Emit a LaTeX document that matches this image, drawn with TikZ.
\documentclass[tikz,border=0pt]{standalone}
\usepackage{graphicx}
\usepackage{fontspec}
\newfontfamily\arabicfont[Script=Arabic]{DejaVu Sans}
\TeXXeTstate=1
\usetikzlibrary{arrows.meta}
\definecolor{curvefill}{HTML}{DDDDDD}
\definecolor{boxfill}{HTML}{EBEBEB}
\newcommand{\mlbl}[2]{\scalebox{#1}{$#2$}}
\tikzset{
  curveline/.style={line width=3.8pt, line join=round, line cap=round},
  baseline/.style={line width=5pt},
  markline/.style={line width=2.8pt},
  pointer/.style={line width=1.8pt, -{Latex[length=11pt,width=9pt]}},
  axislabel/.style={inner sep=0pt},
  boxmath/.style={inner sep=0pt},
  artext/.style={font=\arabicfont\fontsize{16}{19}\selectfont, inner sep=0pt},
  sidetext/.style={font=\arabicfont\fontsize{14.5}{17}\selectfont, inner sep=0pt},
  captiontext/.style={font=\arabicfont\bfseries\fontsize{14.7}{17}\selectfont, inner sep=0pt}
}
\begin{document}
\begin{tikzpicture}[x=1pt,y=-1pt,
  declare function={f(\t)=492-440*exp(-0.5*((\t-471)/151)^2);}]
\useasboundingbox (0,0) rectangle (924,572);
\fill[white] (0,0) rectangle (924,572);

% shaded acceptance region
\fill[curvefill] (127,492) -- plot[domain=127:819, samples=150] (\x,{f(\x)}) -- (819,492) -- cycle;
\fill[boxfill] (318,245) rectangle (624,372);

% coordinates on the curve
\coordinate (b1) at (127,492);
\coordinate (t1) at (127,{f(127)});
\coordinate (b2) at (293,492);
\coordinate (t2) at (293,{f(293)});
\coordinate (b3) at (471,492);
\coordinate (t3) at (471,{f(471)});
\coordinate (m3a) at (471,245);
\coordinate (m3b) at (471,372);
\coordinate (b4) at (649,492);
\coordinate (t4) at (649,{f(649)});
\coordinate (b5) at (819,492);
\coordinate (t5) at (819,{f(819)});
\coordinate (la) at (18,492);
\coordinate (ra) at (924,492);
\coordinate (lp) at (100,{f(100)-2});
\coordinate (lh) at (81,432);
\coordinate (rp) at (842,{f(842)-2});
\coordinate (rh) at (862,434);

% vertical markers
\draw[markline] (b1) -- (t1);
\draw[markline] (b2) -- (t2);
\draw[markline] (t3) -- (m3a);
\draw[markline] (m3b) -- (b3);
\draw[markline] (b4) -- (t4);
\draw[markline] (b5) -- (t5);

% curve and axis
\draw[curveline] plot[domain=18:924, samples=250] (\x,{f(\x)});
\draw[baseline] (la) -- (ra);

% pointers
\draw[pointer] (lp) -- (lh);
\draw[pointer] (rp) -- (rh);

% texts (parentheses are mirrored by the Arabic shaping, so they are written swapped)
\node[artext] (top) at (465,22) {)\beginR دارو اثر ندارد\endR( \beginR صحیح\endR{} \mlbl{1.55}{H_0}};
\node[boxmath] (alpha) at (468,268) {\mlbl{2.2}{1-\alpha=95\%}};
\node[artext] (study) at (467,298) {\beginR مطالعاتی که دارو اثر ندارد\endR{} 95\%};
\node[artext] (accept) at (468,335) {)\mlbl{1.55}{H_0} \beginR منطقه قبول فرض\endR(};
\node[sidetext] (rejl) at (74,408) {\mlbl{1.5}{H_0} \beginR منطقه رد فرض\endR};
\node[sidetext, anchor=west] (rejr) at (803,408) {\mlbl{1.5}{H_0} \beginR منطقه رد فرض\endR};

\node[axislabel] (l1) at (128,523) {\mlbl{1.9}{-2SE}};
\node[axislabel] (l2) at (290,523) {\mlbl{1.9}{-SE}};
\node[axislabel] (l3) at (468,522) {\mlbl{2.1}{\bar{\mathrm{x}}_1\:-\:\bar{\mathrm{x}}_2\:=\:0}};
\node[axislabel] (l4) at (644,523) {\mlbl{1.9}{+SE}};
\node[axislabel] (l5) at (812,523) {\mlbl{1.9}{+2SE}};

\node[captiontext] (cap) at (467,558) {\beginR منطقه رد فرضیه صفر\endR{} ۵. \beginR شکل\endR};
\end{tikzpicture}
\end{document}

________

= EXERCISE DESCRIPTION =
Type out the full listing again, exactly as given.

= SOLUTION TO THE PROBLEM =
Emit a LaTeX document that matches this image, drawn with TikZ.
\documentclass[tikz,border=0pt]{standalone}
\usepackage{graphicx}
\usepackage{fontspec}
\newfontfamily\arabicfont[Script=Arabic]{DejaVu Sans}
\TeXXeTstate=1
\usetikzlibrary{arrows.meta}
\definecolor{curvefill}{HTML}{DDDDDD}
\definecolor{boxfill}{HTML}{EBEBEB}
\newcommand{\mlbl}[2]{\scalebox{#1}{$#2$}}
\tikzset{
  curveline/.style={line width=3.8pt, line join=round, line cap=round},
  baseline/.style={line width=5pt},
  markline/.style={line width=2.8pt},
  pointer/.style={line width=1.8pt, -{Latex[length=11pt,width=9pt]}},
  axislabel/.style={inner sep=0pt},
  boxmath/.style={inner sep=0pt},
  artext/.style={font=\arabicfont\fontsize{16}{19}\selectfont, inner sep=0pt},
  sidetext/.style={font=\arabicfont\fontsize{14.5}{17}\selectfont, inner sep=0pt},
  captiontext/.style={font=\arabicfont\bfseries\fontsize{14.7}{17}\selectfont, inner sep=0pt}
}
\begin{document}
\begin{tikzpicture}[x=1pt,y=-1pt,
  declare function={f(\t)=492-440*exp(-0.5*((\t-471)/151)^2);}]
\useasboundingbox (0,0) rectangle (924,572);
\fill[white] (0,0) rectangle (924,572);

% shaded acceptance region
\fill[curvefill] (127,492) -- plot[domain=127:819, samples=150] (\x,{f(\x)}) -- (819,492) -- cycle;
\fill[boxfill] (318,245) rectangle (624,372);

% coordinates on the curve
\coordinate (b1) at (127,492);
\coordinate (t1) at (127,{f(127)});
\coordinate (b2) at (293,492);
\coordinate (t2) at (293,{f(293)});
\coordinate (b3) at (471,492);
\coordinate (t3) at (471,{f(471)});
\coordinate (m3a) at (471,245);
\coordinate (m3b) at (471,372);
\coordinate (b4) at (649,492);
\coordinate (t4) at (649,{f(649)});
\coordinate (b5) at (819,492);
\coordinate (t5) at (819,{f(819)});
\coordinate (la) at (18,492);
\coordinate (ra) at (924,492);
\coordinate (lp) at (100,{f(100)-2});
\coordinate (lh) at (81,432);
\coordinate (rp) at (842,{f(842)-2});
\coordinate (rh) at (862,434);

% vertical markers
\draw[markline] (b1) -- (t1);
\draw[markline] (b2) -- (t2);
\draw[markline] (t3) -- (m3a);
\draw[markline] (m3b) -- (b3);
\draw[markline] (b4) -- (t4);
\draw[markline] (b5) -- (t5);

% curve and axis
\draw[curveline] plot[domain=18:924, samples=250] (\x,{f(\x)});
\draw[baseline] (la) -- (ra);

% pointers
\draw[pointer] (lp) -- (lh);
\draw[pointer] (rp) -- (rh);

% texts (parentheses are mirrored by the Arabic shaping, so they are written swapped)
\node[artext] (top) at (465,22) {)\beginR دارو اثر ندارد\endR( \beginR صحیح\endR{} \mlbl{1.55}{H_0}};
\node[boxmath] (alpha) at (468,268) {\mlbl{2.2}{1-\alpha=95\%}};
\node[artext] (study) at (467,298) {\beginR مطالعاتی که دارو اثر ندارد\endR{} 95\%};
\node[artext] (accept) at (468,335) {)\mlbl{1.55}{H_0} \beginR منطقه قبول فرض\endR(};
\node[sidetext] (rejl) at (74,408) {\mlbl{1.5}{H_0} \beginR منطقه رد فرض\endR};
\node[sidetext, anchor=west] (rejr) at (803,408) {\mlbl{1.5}{H_0} \beginR منطقه رد فرض\endR};

\node[axislabel] (l1) at (128,523) {\mlbl{1.9}{-2SE}};
\node[axislabel] (l2) at (290,523) {\mlbl{1.9}{-SE}};
\node[axislabel] (l3) at (468,522) {\mlbl{2.1}{\bar{\mathrm{x}}_1\:-\:\bar{\mathrm{x}}_2\:=\:0}};
\node[axislabel] (l4) at (644,523) {\mlbl{1.9}{+SE}};
\node[axislabel] (l5) at (812,523) {\mlbl{1.9}{+2SE}};

\node[captiontext] (cap) at (467,558) {\beginR منطقه رد فرضیه صفر\endR{} ۵. \beginR شکل\endR};
\end{tikzpicture}
\end{document}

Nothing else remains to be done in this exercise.